**Stated task:** Reproduce every line of the listing as written, apart from the pictures.

**Dataset extract:**

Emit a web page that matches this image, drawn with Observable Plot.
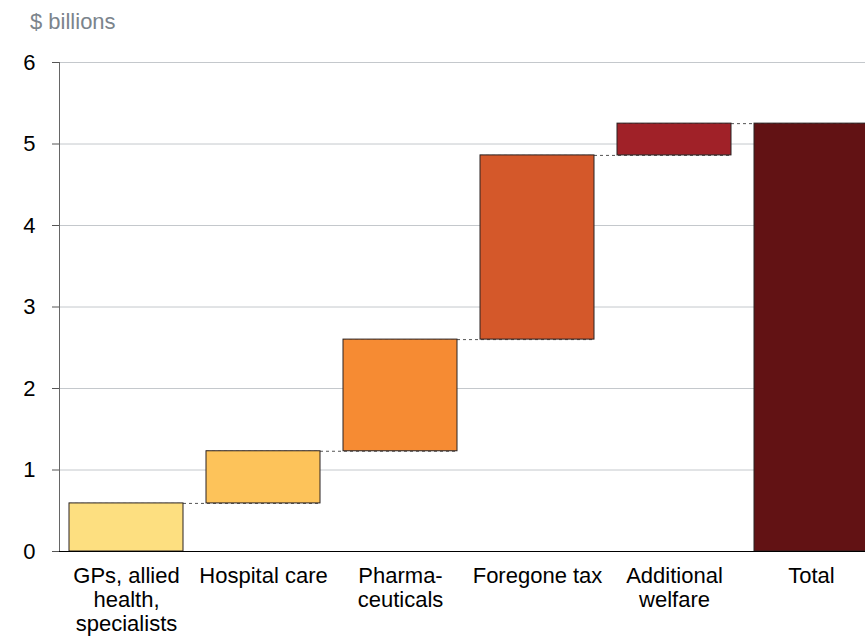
<!DOCTYPE html>
<html>
<head>
<meta charset="utf-8">
<script src="https://cdn.jsdelivr.net/npm/d3@7"></script>
<script src="https://cdn.jsdelivr.net/npm/@observablehq/plot@0.6"></script>
<style>
  html, body { margin: 0; padding: 0; background: white; overflow: hidden; }
  #title { font-family: "Liberation Sans", Arial, sans-serif; font-size: 22px; color: #7b848c; height: 44px; box-sizing: border-box; padding: 9px 0 0 30px; line-height: 25px; }
  svg { overflow: hidden !important; }
</style>
</head>
<body>
<div id="title">$ billions</div>
<div id="chart"></div>
<script>
const categories = ["GPs, allied health, specialists", "Hospital care", "Pharmaceuticals", "Foregone tax", "Additional welfare", "Total"];
const labels = ["GPs, allied\nhealth,\nspecialists", "Hospital care", "Pharma-\nceuticals", "Foregone tax", "Additional\nwelfare", "Total"];
const increments = [0.59, 0.64, 1.37, 2.26, 0.39];
const colors = ["#fddf80", "#fdc35a", "#f68b33", "#d4582a", "#a02128", "#621214"];
const yTicks = [0, 1, 2, 3, 4, 5, 6];

// Build waterfall table
let run = 0;
const bars = increments.map((v, i) => {
  const start = run; run += v;
  return {cat: categories[i], start, end: run, color: colors[i]};
});
bars.push({cat: categories[5], start: 0, end: run, color: colors[5]});
const connectors = bars.slice(0, -1).map((b, i) => ({from: b.cat, to: bars[i + 1].cat, level: b.end}));
const labelOf = new Map(categories.map((c, i) => [c, labels[i]]));

const chart = Plot.plot({
  width: 865,
  height: 594,
  marginTop: 18,
  marginBottom: 87,
  marginLeft: 59,
  marginRight: 0,
  style: {fontFamily: "'Liberation Sans', Arial, sans-serif", fontSize: "22px", background: "white"},
  x: {domain: categories, range: [57, 879], paddingInner: 0.17, paddingOuter: 0.075},
  y: {domain: [0, 6]},
  color: {type: "identity"},
  marks: [
    Plot.gridY(yTicks.slice(1), {stroke: "#c4c8cc", strokeOpacity: 1}),
    Plot.ruleY(connectors, {y: "level", x1: "from", x2: "to", stroke: "#555", strokeDasharray: "3,3"}),
    Plot.rectY(bars, {x: "cat", y1: "start", y2: "end", fill: "color", stroke: "#2a2222", strokeWidth: 1, inset: 0}),
    Plot.frame({anchor: "left", stroke: "#666"}),
    Plot.ruleY([0], {stroke: "black"}),
    Plot.axisY(yTicks, {tickSize: 7, tickPadding: 17, fontSize: 22, stroke: "#555", strokeOpacity: 1, fill: "black", label: null, tickFormat: d => String(d)}),
    Plot.axisX({tickSize: 0, tickPadding: 14, fontSize: 22, lineHeight: 1.1, fill: "black", label: null, tickFormat: d => labelOf.get(d)})
  ]
});
document.getElementById("chart").appendChild(chart);
</script>
</body>
</html>
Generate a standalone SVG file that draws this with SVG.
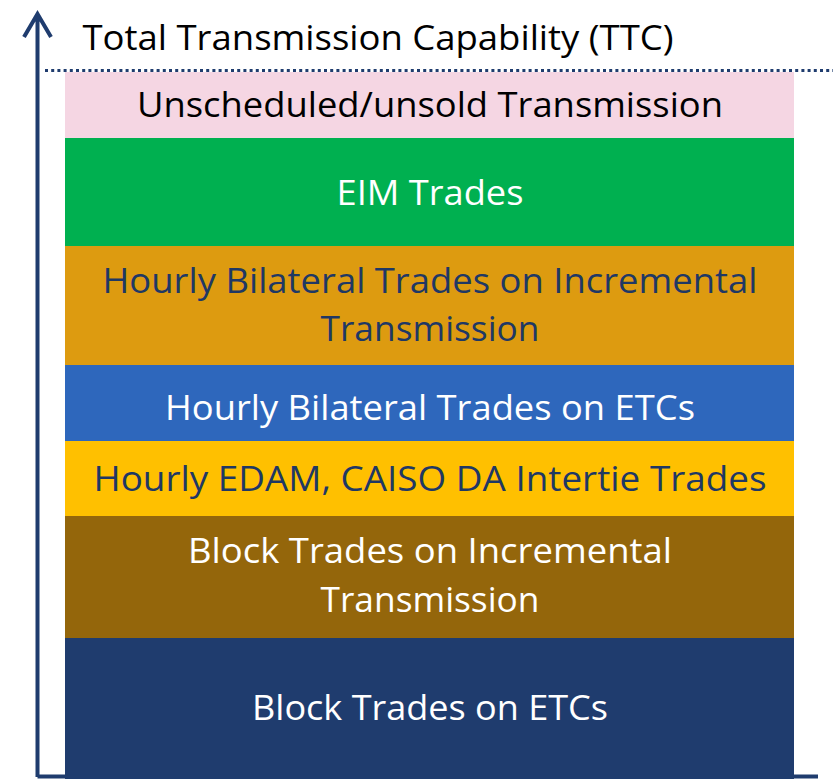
<svg xmlns="http://www.w3.org/2000/svg" width="833" height="779" viewBox="0 0 833 779">
<defs>
<style>
text{font-family:"Open Sans","Liberation Sans",sans-serif;font-size:34px;text-anchor:middle}
.w{fill:#FFFFFF}.n{fill:#1F3864}.k{fill:#000000}
.axis{stroke:#1F3C6E;stroke-width:4;fill:none}
</style>
</defs>
<rect width="833" height="779" fill="#FFFFFF"/>
<g id="bar-unscheduled"><rect x="65" y="72" width="729" height="66" fill="#F5D6E3"/><text class="k" x="430" y="117" textLength="586" lengthAdjust="spacingAndGlyphs">Unscheduled/unsold Transmission</text></g>
<g id="bar-eim"><rect x="65" y="138" width="729" height="108" fill="#00B050"/><text class="w" x="430" y="205" textLength="187" lengthAdjust="spacingAndGlyphs">EIM Trades</text></g>
<g id="bar-hourly-incr"><rect x="65" y="246" width="729" height="119" fill="#DD9B10"/><text class="n" x="430" y="293" textLength="655" lengthAdjust="spacingAndGlyphs">Hourly Bilateral Trades on Incremental</text><text class="n" x="430" y="341" textLength="219" lengthAdjust="spacingAndGlyphs">Transmission</text></g>
<g id="bar-hourly-etc"><rect x="65" y="365" width="729" height="76" fill="#2E67BC"/><text class="w" x="430" y="420" textLength="530" lengthAdjust="spacingAndGlyphs">Hourly Bilateral Trades on ETCs</text></g>
<g id="bar-edam"><rect x="65" y="441" width="729" height="75" fill="#FFC000"/><text class="n" x="430" y="491" textLength="673" lengthAdjust="spacingAndGlyphs">Hourly EDAM, CAISO DA Intertie Trades</text></g>
<g id="bar-block-incr"><rect x="65" y="516" width="729" height="122" fill="#94660B"/><text class="w" x="430" y="563" textLength="484" lengthAdjust="spacingAndGlyphs">Block Trades on Incremental</text><text class="w" x="430" y="612" textLength="219" lengthAdjust="spacingAndGlyphs">Transmission</text></g>
<g id="bar-block-etc"><rect x="65" y="638" width="729" height="141" fill="#1F3C6E"/><text class="w" x="430" y="720" textLength="356" lengthAdjust="spacingAndGlyphs">Block Trades on ETCs</text></g>
<g id="connectors">
<path class="axis" d="M37.5 777 V14 M24 37 L37.5 14 L51 37"/>
<path class="axis" d="M37.5 776.5 H818" stroke-width="3"/>
<line x1="45" y1="70.5" x2="833" y2="70.5" stroke="#1F3C6E" stroke-width="3" stroke-dasharray="3 3.2"/>
</g>
<g id="label-ttc"><text class="k" x="378" y="50" textLength="591" lengthAdjust="spacingAndGlyphs">Total Transmission Capability (TTC)</text></g>
</svg>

**Result for this task:**
Emit a web page that matches this image, drawn with Observable Plot.
<!DOCTYPE html>
<html>
<head>
<meta charset="utf-8">
<script src="https://cdn.jsdelivr.net/npm/d3@7"></script>
<script src="https://cdn.jsdelivr.net/npm/@observablehq/plot@0.6"></script>
<style>
  html, body { margin: 0; padding: 0; background: white; overflow: hidden; }
  #title { font-family: "Liberation Sans", Arial, sans-serif; font-size: 22px; color: #7b848c; height: 44px; box-sizing: border-box; padding: 9px 0 0 30px; line-height: 25px; }
  svg { overflow: hidden !important; }
</style>
</head>
<body>
<div id="title">$ billions</div>
<div id="chart"></div>
<script>
const categories = ["GPs, allied health, specialists", "Hospital care", "Pharmaceuticals", "Foregone tax", "Additional welfare", "Total"];
const labels = ["GPs, allied\nhealth,\nspecialists", "Hospital care", "Pharma-\nceuticals", "Foregone tax", "Additional\nwelfare", "Total"];
const increments = [0.59, 0.64, 1.37, 2.26, 0.39];
const colors = ["#fddf80", "#fdc35a", "#f68b33", "#d4582a", "#a02128", "#621214"];
const yTicks = [0, 1, 2, 3, 4, 5, 6];

// Build waterfall table
let run = 0;
const bars = increments.map((v, i) => {
  const start = run; run += v;
  return {cat: categories[i], start, end: run, color: colors[i]};
});
bars.push({cat: categories[5], start: 0, end: run, color: colors[5]});
const connectors = bars.slice(0, -1).map((b, i) => ({from: b.cat, to: bars[i + 1].cat, level: b.end}));
const labelOf = new Map(categories.map((c, i) => [c, labels[i]]));

const chart = Plot.plot({
  width: 865,
  height: 594,
  marginTop: 18,
  marginBottom: 87,
  marginLeft: 59,
  marginRight: 0,
  style: {fontFamily: "'Liberation Sans', Arial, sans-serif", fontSize: "22px", background: "white"},
  x: {domain: categories, range: [57, 879], paddingInner: 0.17, paddingOuter: 0.075},
  y: {domain: [0, 6]},
  color: {type: "identity"},
  marks: [
    Plot.gridY(yTicks.slice(1), {stroke: "#c4c8cc", strokeOpacity: 1}),
    Plot.ruleY(connectors, {y: "level", x1: "from", x2: "to", stroke: "#555", strokeDasharray: "3,3"}),
    Plot.rectY(bars, {x: "cat", y1: "start", y2: "end", fill: "color", stroke: "#2a2222", strokeWidth: 1, inset: 0}),
    Plot.frame({anchor: "left", stroke: "#666"}),
    Plot.ruleY([0], {stroke: "black"}),
    Plot.axisY(yTicks, {tickSize: 7, tickPadding: 17, fontSize: 22, stroke: "#555", strokeOpacity: 1, fill: "black", label: null, tickFormat: d => String(d)}),
    Plot.axisX({tickSize: 0, tickPadding: 14, fontSize: 22, lineHeight: 1.1, fill: "black", label: null, tickFormat: d => labelOf.get(d)})
  ]
});
document.getElementById("chart").appendChild(chart);
</script>
</body>
</html>
Generate a standalone SVG file that draws this with SVG.
<svg xmlns="http://www.w3.org/2000/svg" width="833" height="779" viewBox="0 0 833 779">
<defs>
<style>
text{font-family:"Open Sans","Liberation Sans",sans-serif;font-size:34px;text-anchor:middle}
.w{fill:#FFFFFF}.n{fill:#1F3864}.k{fill:#000000}
.axis{stroke:#1F3C6E;stroke-width:4;fill:none}
</style>
</defs>
<rect width="833" height="779" fill="#FFFFFF"/>
<g id="bar-unscheduled"><rect x="65" y="72" width="729" height="66" fill="#F5D6E3"/><text class="k" x="430" y="117" textLength="586" lengthAdjust="spacingAndGlyphs">Unscheduled/unsold Transmission</text></g>
<g id="bar-eim"><rect x="65" y="138" width="729" height="108" fill="#00B050"/><text class="w" x="430" y="205" textLength="187" lengthAdjust="spacingAndGlyphs">EIM Trades</text></g>
<g id="bar-hourly-incr"><rect x="65" y="246" width="729" height="119" fill="#DD9B10"/><text class="n" x="430" y="293" textLength="655" lengthAdjust="spacingAndGlyphs">Hourly Bilateral Trades on Incremental</text><text class="n" x="430" y="341" textLength="219" lengthAdjust="spacingAndGlyphs">Transmission</text></g>
<g id="bar-hourly-etc"><rect x="65" y="365" width="729" height="76" fill="#2E67BC"/><text class="w" x="430" y="420" textLength="530" lengthAdjust="spacingAndGlyphs">Hourly Bilateral Trades on ETCs</text></g>
<g id="bar-edam"><rect x="65" y="441" width="729" height="75" fill="#FFC000"/><text class="n" x="430" y="491" textLength="673" lengthAdjust="spacingAndGlyphs">Hourly EDAM, CAISO DA Intertie Trades</text></g>
<g id="bar-block-incr"><rect x="65" y="516" width="729" height="122" fill="#94660B"/><text class="w" x="430" y="563" textLength="484" lengthAdjust="spacingAndGlyphs">Block Trades on Incremental</text><text class="w" x="430" y="612" textLength="219" lengthAdjust="spacingAndGlyphs">Transmission</text></g>
<g id="bar-block-etc"><rect x="65" y="638" width="729" height="141" fill="#1F3C6E"/><text class="w" x="430" y="720" textLength="356" lengthAdjust="spacingAndGlyphs">Block Trades on ETCs</text></g>
<g id="connectors">
<path class="axis" d="M37.5 777 V14 M24 37 L37.5 14 L51 37"/>
<path class="axis" d="M37.5 776.5 H818" stroke-width="3"/>
<line x1="45" y1="70.5" x2="833" y2="70.5" stroke="#1F3C6E" stroke-width="3" stroke-dasharray="3 3.2"/>
</g>
<g id="label-ttc"><text class="k" x="378" y="50" textLength="591" lengthAdjust="spacingAndGlyphs">Total Transmission Capability (TTC)</text></g>
</svg>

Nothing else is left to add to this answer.